Electronic Ferroelectricity in a Molecular Crystal with Large Polarization Directing Antiparallel to Ionic Displacement

Ferroelectric polarization of $6.3\mu \mathrm{C}{\mathrm{cm}}^{-2}$ is induced by the neutral-to-ionic transition, upon which nonpolar molecules of electron donor tetrathiafulvalene (TTF) and acceptor $p$-chloranil (CA) are incompletely ionized to $\pm 0.60e$ and dimerized along the molecular stacking chain. We find that the ferroelectric properties are governed by intermolecular charge transfer rather than simple displacement of static point charge on molecules. The observed polarization and poling effect on the absolute structural configuration can be interpreted in terms of electronic ferroelectricity, which not only exhibits antiparallel polarity to the ionic displacement but also enhances the polarization more than 20 times that of the point-charge model.

Figure 1

Schematic illustrations of the electric polarization (solid arrows) and displacement direction (small open arrows) of ions in the conventional displacive-type ferroelectrics (a) and the TTF-CA crystal (b). The positively charged TTF and negatively charged CA acceptor molecules are displaced against the electric field. Bent arrows denote the electric charge-transfer process from TTF to CA. (c) Molecular structures of TTF, CA, and ${\mathrm{QBrCl}}_3$. (d) Crystal structure of TTF-CA and molecular displacement directions under electric field.

Figure 2

Temperature-dependent properties of TTF-CA. (a) Change of ionicity probed by the $\mathrm{C}=\mathrm{O}$ stretch mode frequency of the CA molecule. (b) Relative permittivity measured along the crystal $a$ direction.
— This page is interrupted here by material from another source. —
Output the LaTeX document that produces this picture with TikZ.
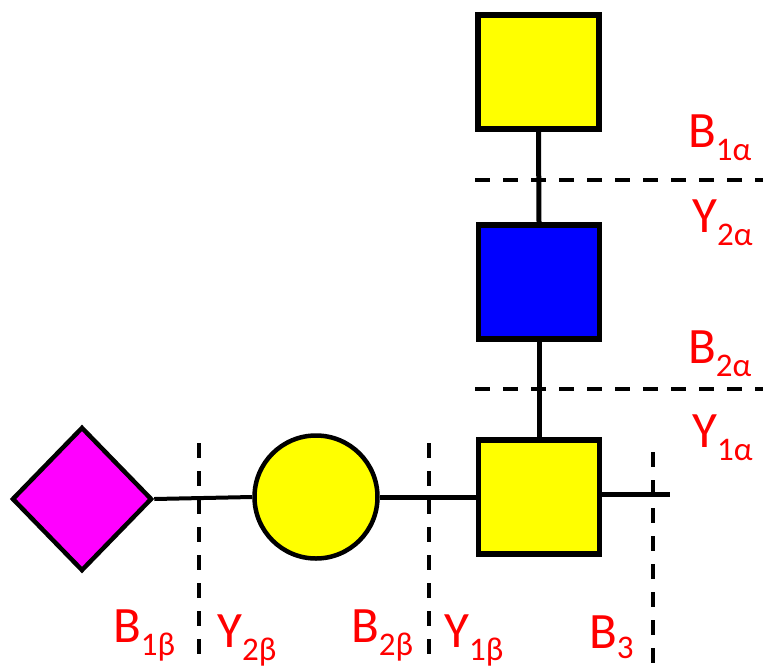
\documentclass[tikz,border=0pt]{standalone}
\usepackage{fontspec}
\setmainfont{Carlito}
\usetikzlibrary{shapes.geometric}
\definecolor{glcyellow}{RGB}{255,255,0}
\definecolor{glcblue}{RGB}{0,0,255}
\definecolor{sialic}{RGB}{255,0,255}
\definecolor{fragred}{RGB}{255,0,0}
\newcommand{\fraglabel}[3][-13pt]{#2\raisebox{#1}{\fontsize{33}{33}\selectfont #3}}
\begin{document}
\begin{tikzpicture}[x=1pt,y=-1pt,
  sq/.style={draw=black,line width=5.5pt,rectangle,inner sep=0pt,minimum width=121pt,minimum height=114pt},
  circ/.style={draw=black,line width=4.5pt,circle,inner sep=0pt,minimum size=123pt,fill=glcyellow},
  dmd/.style={draw=black,line width=4.5pt,diamond,aspect=1,inner sep=0pt,minimum width=140pt,minimum height=144pt,fill=sialic},
  link/.style={line width=5pt},
  cut/.style={line width=4pt,dash pattern=on 15pt off 13pt},
  frag/.style={text=fragred,font=\fontsize{51}{51}\selectfont,anchor=base west,inner sep=0pt}]
\useasboundingbox (0,0) rectangle (763,667);
\fill[white] (0,0) rectangle (763,667);

% residues
\node[sq,fill=glcyellow] (top) at (538.5,72) {};
\node[sq,fill=glcblue] (mid) at (539,282) {};
\node[sq,fill=glcyellow] (core) at (539,497) {};
\node[circ] (gal) at (316,497) {};
\node[dmd] (neu) at (82,499) {};
\coordinate (red) at (670,494);

% glycosidic links
\draw[link] (top.south) -- (mid.north);
\draw[link] (mid.south) -- (core.north);
\draw[link] (core.east |- red) -- (red);
\draw[link] (gal.east) -- (core.west |- gal.east);
\draw[line width=4pt] (neu.east) -- (gal.west);

% cleavage lines
\coordinate (h1a) at (475,180);
\coordinate (h1b) at (763,180);
\coordinate (h2a) at (475,389);
\coordinate (h2b) at (763,389);
\coordinate (v1a) at (199,443);
\coordinate (v1b) at (199,660);
\coordinate (v2a) at (429,443);
\coordinate (v2b) at (429,660);
\coordinate (v3a) at (653,452);
\coordinate (v3b) at (653,667);
\draw[cut] (h1a) -- (h1b);
\draw[cut] (h2a) -- (h2b);
\draw[cut] (v1a) -- (v1b);
\draw[cut] (v2a) -- (v2b);
\draw[cut] (v3a) -- (v3b);

% fragment labels
\node[frag] (b1a) at (688,147) {\fraglabel{B}{1α}};
\node[frag] (y2a) at (692,232) {\fraglabel{Y}{2α}};
\node[frag] (b2a) at (688,363) {\fraglabel{B}{2α}};
\node[frag] (y1a) at (692,447) {\fraglabel{Y}{1α}};
\node[frag] (b1b) at (113,642) {\fraglabel{B}{1β}};
\node[frag] (y2b) at (217,647) {\fraglabel{Y}{2β}};
\node[frag] (b2b) at (351,642) {\fraglabel{B}{2β}};
\node[frag] (y1b) at (444,647) {\fraglabel{Y}{1β}};
\node[frag] (b3) at (589,648) {\fraglabel[-10pt]{B}{3}};
\end{tikzpicture}
\end{document}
The inset shows the temperature dependence of inverse permittivity ($f=300\mathrm{kHz}$) with a fit (straight line) to the Curie-Weiss law.

Figure 3

The polarization measured with triangular ac electric field ($E\Vert a$). (a) $P\mathrm{\text{−}}E$ hysteresis loops of $\mathrm{TTF}\mathrm{\text{−}}{\mathrm{QBrCl}}_3$ at various temperatures. (b) Hysteresis loops of TTF-CA with various frequencies at 51 K. (c) The $P\mathrm{\text{−}}E$ curves of TTF-CA using the positive-up-negative-down procedure with a double triangular waveform voltage ($f=500\mathrm{Hz}$, $T=59\mathrm{K}$) [illustrated on (d)]. The purely hysteresis component (solid curve) was obtained by subtracting the nonhysteresis contributions (up and down runs) from the total ones (positive and negative runs).

Figure 4

Degree of bulk polarization under electric field $E(\Vert a)$ probed by the anomalous x-ray scattering effect. (a) Temperature dependence of normalized integrated intensity $I_{+}\equiv I(101)/\{I(101)+I(\overline{1}0\overline{1})\}$ and $I_{-}\equiv I(\overline{1}0\overline{1})/\{I(101)+I(\overline{1}0\overline{1})\}$ of Bijvoet pair reflections 101 and $\overline{1}0\overline{1}$ at constant $E=+4\mathrm{kV}{\mathrm{cm}}^{-1}$. Open symbols are intensity data measured at 32 min after switching off to $E=0$ at $T=50\mathrm{K}$ and represent a polarization decay toward the multidomain state. (b) Normalized intensity $I_{+}$ and $I_{-}$ under $E$ increasing from $-4\mathrm{kV}{\mathrm{cm}}^{-1}$ to $+4\mathrm{kV}{\mathrm{cm}}^{-1}$ at 61 K. Switching of the polarization interchanges their magnitudes with each other at $E\sim 1\mathrm{kV}{\mathrm{cm}}^{-1}$.